_Task directions_
Write out the listing in full, matching it word for word.

— start Available data —

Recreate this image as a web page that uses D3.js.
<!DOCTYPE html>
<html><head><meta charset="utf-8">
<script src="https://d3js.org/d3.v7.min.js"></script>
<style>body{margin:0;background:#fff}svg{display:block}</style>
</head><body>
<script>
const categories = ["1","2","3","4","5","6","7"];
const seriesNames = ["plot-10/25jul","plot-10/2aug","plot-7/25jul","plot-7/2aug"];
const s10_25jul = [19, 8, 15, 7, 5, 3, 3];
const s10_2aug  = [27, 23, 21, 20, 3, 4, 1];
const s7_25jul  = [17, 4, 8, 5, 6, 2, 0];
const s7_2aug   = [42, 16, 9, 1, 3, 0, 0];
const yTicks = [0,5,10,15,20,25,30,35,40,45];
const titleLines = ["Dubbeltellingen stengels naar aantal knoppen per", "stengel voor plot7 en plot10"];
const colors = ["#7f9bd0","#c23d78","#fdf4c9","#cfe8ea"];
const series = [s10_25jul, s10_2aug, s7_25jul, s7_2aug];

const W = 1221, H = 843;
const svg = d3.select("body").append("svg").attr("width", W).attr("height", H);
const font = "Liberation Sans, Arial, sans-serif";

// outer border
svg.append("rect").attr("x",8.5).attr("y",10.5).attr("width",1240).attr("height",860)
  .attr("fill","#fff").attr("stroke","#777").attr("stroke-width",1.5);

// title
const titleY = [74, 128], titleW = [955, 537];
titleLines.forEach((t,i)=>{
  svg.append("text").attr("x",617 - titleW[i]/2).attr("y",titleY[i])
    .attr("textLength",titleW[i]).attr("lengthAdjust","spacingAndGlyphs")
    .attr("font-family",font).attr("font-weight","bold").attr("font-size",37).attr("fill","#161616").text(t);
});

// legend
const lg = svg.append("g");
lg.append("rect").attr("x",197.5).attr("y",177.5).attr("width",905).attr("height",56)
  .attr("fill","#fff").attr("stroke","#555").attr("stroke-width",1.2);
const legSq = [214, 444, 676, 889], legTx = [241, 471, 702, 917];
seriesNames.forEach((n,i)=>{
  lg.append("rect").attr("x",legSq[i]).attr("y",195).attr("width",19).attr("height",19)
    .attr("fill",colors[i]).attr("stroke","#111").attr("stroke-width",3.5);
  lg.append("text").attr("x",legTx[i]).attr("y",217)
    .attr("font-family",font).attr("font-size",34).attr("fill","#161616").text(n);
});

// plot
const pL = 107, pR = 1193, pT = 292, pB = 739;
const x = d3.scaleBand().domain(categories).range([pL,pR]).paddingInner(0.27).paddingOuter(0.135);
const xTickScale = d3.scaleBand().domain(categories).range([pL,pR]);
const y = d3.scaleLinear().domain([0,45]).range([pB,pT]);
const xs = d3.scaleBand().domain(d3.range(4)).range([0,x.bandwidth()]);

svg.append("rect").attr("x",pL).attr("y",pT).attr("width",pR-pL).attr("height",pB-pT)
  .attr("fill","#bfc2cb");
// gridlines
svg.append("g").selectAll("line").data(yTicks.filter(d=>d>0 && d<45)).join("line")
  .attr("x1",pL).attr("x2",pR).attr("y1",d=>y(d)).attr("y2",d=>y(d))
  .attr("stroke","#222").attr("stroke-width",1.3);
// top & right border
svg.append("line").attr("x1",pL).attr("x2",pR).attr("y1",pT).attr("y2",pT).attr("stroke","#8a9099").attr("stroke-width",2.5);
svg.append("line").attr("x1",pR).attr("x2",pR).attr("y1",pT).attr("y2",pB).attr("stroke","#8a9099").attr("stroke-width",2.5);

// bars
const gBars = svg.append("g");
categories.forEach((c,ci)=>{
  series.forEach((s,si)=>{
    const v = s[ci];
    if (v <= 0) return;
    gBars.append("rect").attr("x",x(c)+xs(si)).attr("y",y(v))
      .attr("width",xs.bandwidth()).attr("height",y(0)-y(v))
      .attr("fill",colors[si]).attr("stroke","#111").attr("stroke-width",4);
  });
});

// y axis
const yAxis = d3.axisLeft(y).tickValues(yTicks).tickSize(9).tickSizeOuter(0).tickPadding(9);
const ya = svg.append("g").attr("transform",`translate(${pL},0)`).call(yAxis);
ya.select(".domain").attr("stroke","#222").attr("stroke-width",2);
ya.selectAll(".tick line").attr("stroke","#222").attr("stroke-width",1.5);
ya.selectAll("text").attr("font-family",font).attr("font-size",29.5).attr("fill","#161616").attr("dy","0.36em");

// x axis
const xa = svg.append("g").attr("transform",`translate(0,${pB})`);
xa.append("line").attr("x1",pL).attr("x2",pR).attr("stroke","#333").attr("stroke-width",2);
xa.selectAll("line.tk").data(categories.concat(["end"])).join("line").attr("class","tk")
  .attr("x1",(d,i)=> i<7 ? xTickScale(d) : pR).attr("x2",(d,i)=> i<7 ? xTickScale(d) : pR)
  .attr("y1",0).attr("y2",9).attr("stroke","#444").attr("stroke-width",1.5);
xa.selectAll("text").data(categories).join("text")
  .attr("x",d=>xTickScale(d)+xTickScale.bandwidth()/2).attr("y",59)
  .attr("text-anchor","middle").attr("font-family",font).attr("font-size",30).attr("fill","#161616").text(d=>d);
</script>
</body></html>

— end Available data —

_Result_
Recreate this image as a web page that uses D3.js.
<!DOCTYPE html>
<html><head><meta charset="utf-8">
<script src="https://d3js.org/d3.v7.min.js"></script>
<style>body{margin:0;background:#fff}svg{display:block}</style>
</head><body>
<script>
const categories = ["1","2","3","4","5","6","7"];
const seriesNames = ["plot-10/25jul","plot-10/2aug","plot-7/25jul","plot-7/2aug"];
const s10_25jul = [19, 8, 15, 7, 5, 3, 3];
const s10_2aug  = [27, 23, 21, 20, 3, 4, 1];
const s7_25jul  = [17, 4, 8, 5, 6, 2, 0];
const s7_2aug   = [42, 16, 9, 1, 3, 0, 0];
const yTicks = [0,5,10,15,20,25,30,35,40,45];
const titleLines = ["Dubbeltellingen stengels naar aantal knoppen per", "stengel voor plot7 en plot10"];
const colors = ["#7f9bd0","#c23d78","#fdf4c9","#cfe8ea"];
const series = [s10_25jul, s10_2aug, s7_25jul, s7_2aug];

const W = 1221, H = 843;
const svg = d3.select("body").append("svg").attr("width", W).attr("height", H);
const font = "Liberation Sans, Arial, sans-serif";

// outer border
svg.append("rect").attr("x",8.5).attr("y",10.5).attr("width",1240).attr("height",860)
  .attr("fill","#fff").attr("stroke","#777").attr("stroke-width",1.5);

// title
const titleY = [74, 128], titleW = [955, 537];
titleLines.forEach((t,i)=>{
  svg.append("text").attr("x",617 - titleW[i]/2).attr("y",titleY[i])
    .attr("textLength",titleW[i]).attr("lengthAdjust","spacingAndGlyphs")
    .attr("font-family",font).attr("font-weight","bold").attr("font-size",37).attr("fill","#161616").text(t);
});

// legend
const lg = svg.append("g");
lg.append("rect").attr("x",197.5).attr("y",177.5).attr("width",905).attr("height",56)
  .attr("fill","#fff").attr("stroke","#555").attr("stroke-width",1.2);
const legSq = [214, 444, 676, 889], legTx = [241, 471, 702, 917];
seriesNames.forEach((n,i)=>{
  lg.append("rect").attr("x",legSq[i]).attr("y",195).attr("width",19).attr("height",19)
    .attr("fill",colors[i]).attr("stroke","#111").attr("stroke-width",3.5);
  lg.append("text").attr("x",legTx[i]).attr("y",217)
    .attr("font-family",font).attr("font-size",34).attr("fill","#161616").text(n);
});

// plot
const pL = 107, pR = 1193, pT = 292, pB = 739;
const x = d3.scaleBand().domain(categories).range([pL,pR]).paddingInner(0.27).paddingOuter(0.135);
const xTickScale = d3.scaleBand().domain(categories).range([pL,pR]);
const y = d3.scaleLinear().domain([0,45]).range([pB,pT]);
const xs = d3.scaleBand().domain(d3.range(4)).range([0,x.bandwidth()]);

svg.append("rect").attr("x",pL).attr("y",pT).attr("width",pR-pL).attr("height",pB-pT)
  .attr("fill","#bfc2cb");
// gridlines
svg.append("g").selectAll("line").data(yTicks.filter(d=>d>0 && d<45)).join("line")
  .attr("x1",pL).attr("x2",pR).attr("y1",d=>y(d)).attr("y2",d=>y(d))
  .attr("stroke","#222").attr("stroke-width",1.3);
// top & right border
svg.append("line").attr("x1",pL).attr("x2",pR).attr("y1",pT).attr("y2",pT).attr("stroke","#8a9099").attr("stroke-width",2.5);
svg.append("line").attr("x1",pR).attr("x2",pR).attr("y1",pT).attr("y2",pB).attr("stroke","#8a9099").attr("stroke-width",2.5);

// bars
const gBars = svg.append("g");
categories.forEach((c,ci)=>{
  series.forEach((s,si)=>{
    const v = s[ci];
    if (v <= 0) return;
    gBars.append("rect").attr("x",x(c)+xs(si)).attr("y",y(v))
      .attr("width",xs.bandwidth()).attr("height",y(0)-y(v))
      .attr("fill",colors[si]).attr("stroke","#111").attr("stroke-width",4);
  });
});

// y axis
const yAxis = d3.axisLeft(y).tickValues(yTicks).tickSize(9).tickSizeOuter(0).tickPadding(9);
const ya = svg.append("g").attr("transform",`translate(${pL},0)`).call(yAxis);
ya.select(".domain").attr("stroke","#222").attr("stroke-width",2);
ya.selectAll(".tick line").attr("stroke","#222").attr("stroke-width",1.5);
ya.selectAll("text").attr("font-family",font).attr("font-size",29.5).attr("fill","#161616").attr("dy","0.36em");

// x axis
const xa = svg.append("g").attr("transform",`translate(0,${pB})`);
xa.append("line").attr("x1",pL).attr("x2",pR).attr("stroke","#333").attr("stroke-width",2);
xa.selectAll("line.tk").data(categories.concat(["end"])).join("line").attr("class","tk")
  .attr("x1",(d,i)=> i<7 ? xTickScale(d) : pR).attr("x2",(d,i)=> i<7 ? xTickScale(d) : pR)
  .attr("y1",0).attr("y2",9).attr("stroke","#444").attr("stroke-width",1.5);
xa.selectAll("text").data(categories).join("text")
  .attr("x",d=>xTickScale(d)+xTickScale.bandwidth()/2).attr("y",59)
  .attr("text-anchor","middle").attr("font-family",font).attr("font-size",30).attr("fill","#161616").text(d=>d);
</script>
</body></html>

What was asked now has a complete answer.